#### The task
Exactly and only the lines from the one containing "Generate a web" through the one containing "var yTicks = [0, 10, 20, 30, 40, 50, 60, 70];" belong in your copy. Pictures do not.

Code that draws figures
===============
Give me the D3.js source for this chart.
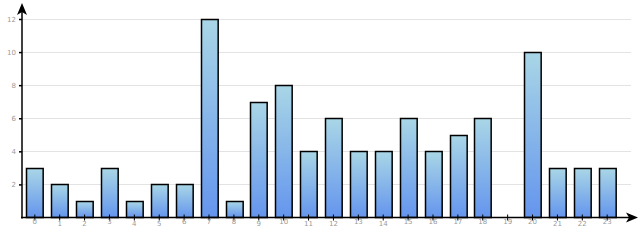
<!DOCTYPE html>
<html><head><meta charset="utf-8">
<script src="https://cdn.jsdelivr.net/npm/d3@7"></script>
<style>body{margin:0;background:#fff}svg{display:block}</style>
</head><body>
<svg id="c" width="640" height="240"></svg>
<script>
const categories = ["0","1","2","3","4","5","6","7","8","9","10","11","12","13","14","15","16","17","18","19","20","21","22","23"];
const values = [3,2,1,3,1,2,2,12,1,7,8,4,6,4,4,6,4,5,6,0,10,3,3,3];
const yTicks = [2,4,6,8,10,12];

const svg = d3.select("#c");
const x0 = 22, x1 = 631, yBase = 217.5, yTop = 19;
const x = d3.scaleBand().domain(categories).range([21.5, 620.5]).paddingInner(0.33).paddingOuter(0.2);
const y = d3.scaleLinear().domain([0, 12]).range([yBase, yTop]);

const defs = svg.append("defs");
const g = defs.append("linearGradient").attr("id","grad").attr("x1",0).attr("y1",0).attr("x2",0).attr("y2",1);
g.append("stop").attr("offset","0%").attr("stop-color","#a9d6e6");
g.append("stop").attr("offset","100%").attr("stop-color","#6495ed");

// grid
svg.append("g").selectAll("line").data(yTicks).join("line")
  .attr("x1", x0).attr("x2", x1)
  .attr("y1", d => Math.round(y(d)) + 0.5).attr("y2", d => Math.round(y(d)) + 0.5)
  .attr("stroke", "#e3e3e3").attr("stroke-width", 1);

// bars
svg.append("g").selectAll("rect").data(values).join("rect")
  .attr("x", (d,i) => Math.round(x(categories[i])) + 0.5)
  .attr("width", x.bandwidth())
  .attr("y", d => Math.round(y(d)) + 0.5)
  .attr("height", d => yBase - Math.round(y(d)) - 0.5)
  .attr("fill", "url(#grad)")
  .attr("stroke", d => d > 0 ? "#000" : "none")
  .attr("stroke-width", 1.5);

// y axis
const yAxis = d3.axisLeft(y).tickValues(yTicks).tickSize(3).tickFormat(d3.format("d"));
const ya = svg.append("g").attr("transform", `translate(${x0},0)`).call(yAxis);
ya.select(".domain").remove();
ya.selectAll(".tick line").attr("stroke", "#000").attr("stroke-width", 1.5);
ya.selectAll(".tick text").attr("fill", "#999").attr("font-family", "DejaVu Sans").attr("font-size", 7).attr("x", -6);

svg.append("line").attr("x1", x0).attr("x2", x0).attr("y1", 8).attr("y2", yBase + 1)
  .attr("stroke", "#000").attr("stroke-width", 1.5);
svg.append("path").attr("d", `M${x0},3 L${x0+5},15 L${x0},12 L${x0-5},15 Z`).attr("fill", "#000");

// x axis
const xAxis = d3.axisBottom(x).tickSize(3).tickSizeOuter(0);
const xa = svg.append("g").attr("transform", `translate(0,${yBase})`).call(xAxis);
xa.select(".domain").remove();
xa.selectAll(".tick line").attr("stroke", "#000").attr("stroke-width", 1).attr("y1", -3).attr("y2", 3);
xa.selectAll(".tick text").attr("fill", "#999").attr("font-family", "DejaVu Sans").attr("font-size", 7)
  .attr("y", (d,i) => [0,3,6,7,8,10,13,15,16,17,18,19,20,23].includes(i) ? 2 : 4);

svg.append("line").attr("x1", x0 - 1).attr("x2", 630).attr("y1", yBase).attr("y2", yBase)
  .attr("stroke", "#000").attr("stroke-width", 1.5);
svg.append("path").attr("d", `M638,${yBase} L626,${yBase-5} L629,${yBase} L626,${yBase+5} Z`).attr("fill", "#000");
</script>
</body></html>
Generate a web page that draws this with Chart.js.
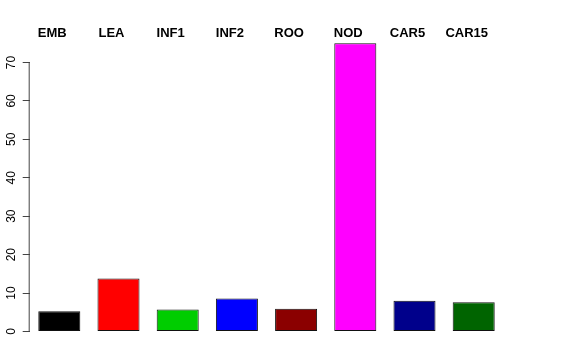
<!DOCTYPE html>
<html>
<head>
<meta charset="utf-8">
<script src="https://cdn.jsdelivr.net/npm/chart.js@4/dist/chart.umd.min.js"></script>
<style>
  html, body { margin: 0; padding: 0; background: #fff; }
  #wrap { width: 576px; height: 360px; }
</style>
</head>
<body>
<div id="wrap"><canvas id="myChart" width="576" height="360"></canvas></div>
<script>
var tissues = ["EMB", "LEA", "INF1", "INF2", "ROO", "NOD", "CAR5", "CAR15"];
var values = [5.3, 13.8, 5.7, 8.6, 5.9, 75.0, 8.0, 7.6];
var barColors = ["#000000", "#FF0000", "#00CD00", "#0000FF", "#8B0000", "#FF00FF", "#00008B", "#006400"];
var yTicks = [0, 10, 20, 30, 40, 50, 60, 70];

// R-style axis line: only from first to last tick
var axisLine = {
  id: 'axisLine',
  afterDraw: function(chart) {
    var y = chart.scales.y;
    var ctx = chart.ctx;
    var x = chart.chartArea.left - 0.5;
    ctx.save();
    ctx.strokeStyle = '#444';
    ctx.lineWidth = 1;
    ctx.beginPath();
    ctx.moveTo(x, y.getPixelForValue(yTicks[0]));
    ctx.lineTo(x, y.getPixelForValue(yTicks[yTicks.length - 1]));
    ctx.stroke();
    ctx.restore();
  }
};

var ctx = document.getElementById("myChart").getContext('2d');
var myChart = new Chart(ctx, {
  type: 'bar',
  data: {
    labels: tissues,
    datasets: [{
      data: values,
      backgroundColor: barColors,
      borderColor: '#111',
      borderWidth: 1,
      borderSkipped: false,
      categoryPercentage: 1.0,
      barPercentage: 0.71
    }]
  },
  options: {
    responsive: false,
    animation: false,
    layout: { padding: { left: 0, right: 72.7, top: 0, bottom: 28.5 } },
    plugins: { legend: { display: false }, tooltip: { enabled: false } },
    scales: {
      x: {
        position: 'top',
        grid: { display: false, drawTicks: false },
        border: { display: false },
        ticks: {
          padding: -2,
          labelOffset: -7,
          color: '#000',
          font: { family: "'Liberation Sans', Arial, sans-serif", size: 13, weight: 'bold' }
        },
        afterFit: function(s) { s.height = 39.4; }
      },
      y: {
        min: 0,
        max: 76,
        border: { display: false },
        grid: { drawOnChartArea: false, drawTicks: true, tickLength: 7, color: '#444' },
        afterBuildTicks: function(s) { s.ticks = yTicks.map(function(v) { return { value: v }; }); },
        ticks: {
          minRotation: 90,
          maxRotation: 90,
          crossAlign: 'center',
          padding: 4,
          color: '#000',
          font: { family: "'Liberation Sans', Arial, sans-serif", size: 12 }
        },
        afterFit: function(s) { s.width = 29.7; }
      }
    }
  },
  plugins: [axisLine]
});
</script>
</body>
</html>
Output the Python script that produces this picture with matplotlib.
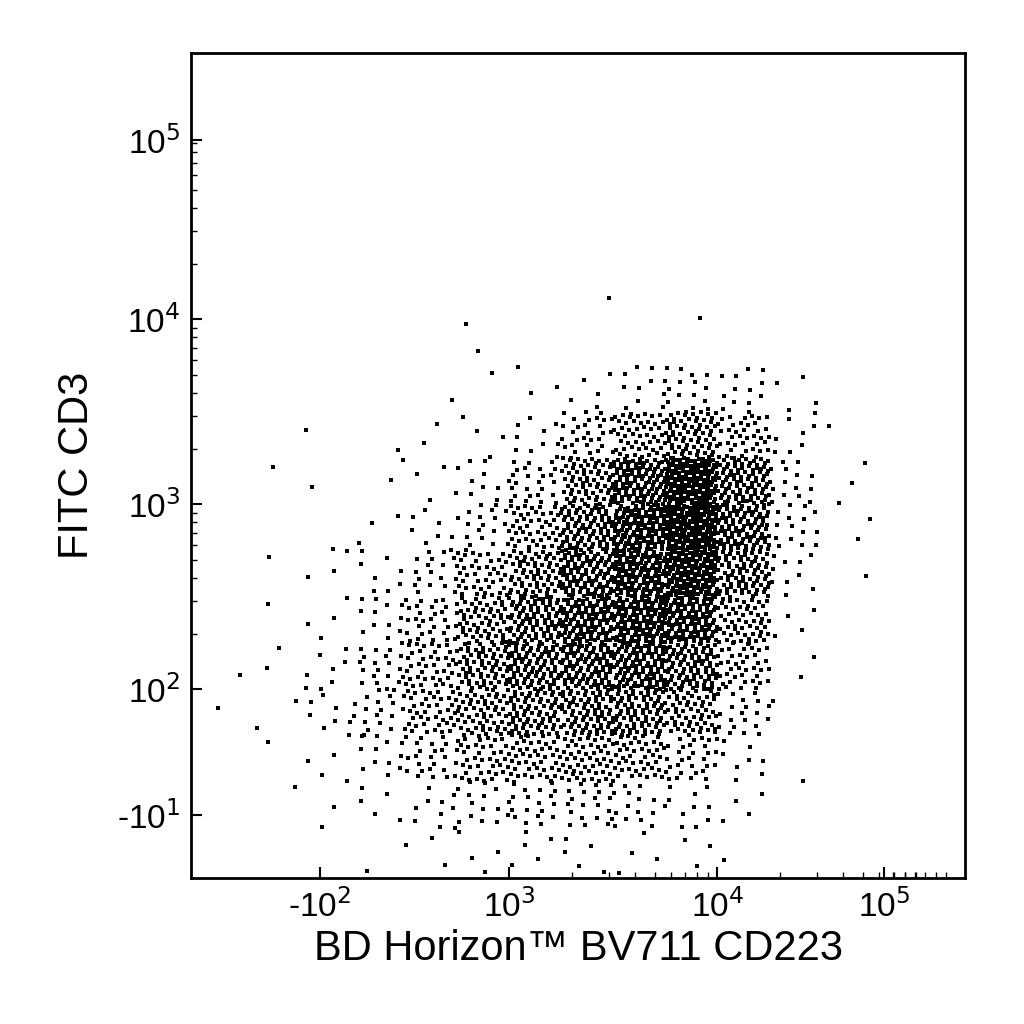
===============
#### Solution
Generate a web page that draws this with Chart.js.
<!DOCTYPE html>
<html>
<head>
<meta charset="utf-8">
<script src="https://cdn.jsdelivr.net/npm/chart.js@4/dist/chart.umd.min.js"></script>
<style>
  html, body { margin: 0; padding: 0; background: #fff; }
  #wrap { width: 576px; height: 360px; }
</style>
</head>
<body>
<div id="wrap"><canvas id="myChart" width="576" height="360"></canvas></div>
<script>
var tissues = ["EMB", "LEA", "INF1", "INF2", "ROO", "NOD", "CAR5", "CAR15"];
var values = [5.3, 13.8, 5.7, 8.6, 5.9, 75.0, 8.0, 7.6];
var barColors = ["#000000", "#FF0000", "#00CD00", "#0000FF", "#8B0000", "#FF00FF", "#00008B", "#006400"];
var yTicks = [0, 10, 20, 30, 40, 50, 60, 70];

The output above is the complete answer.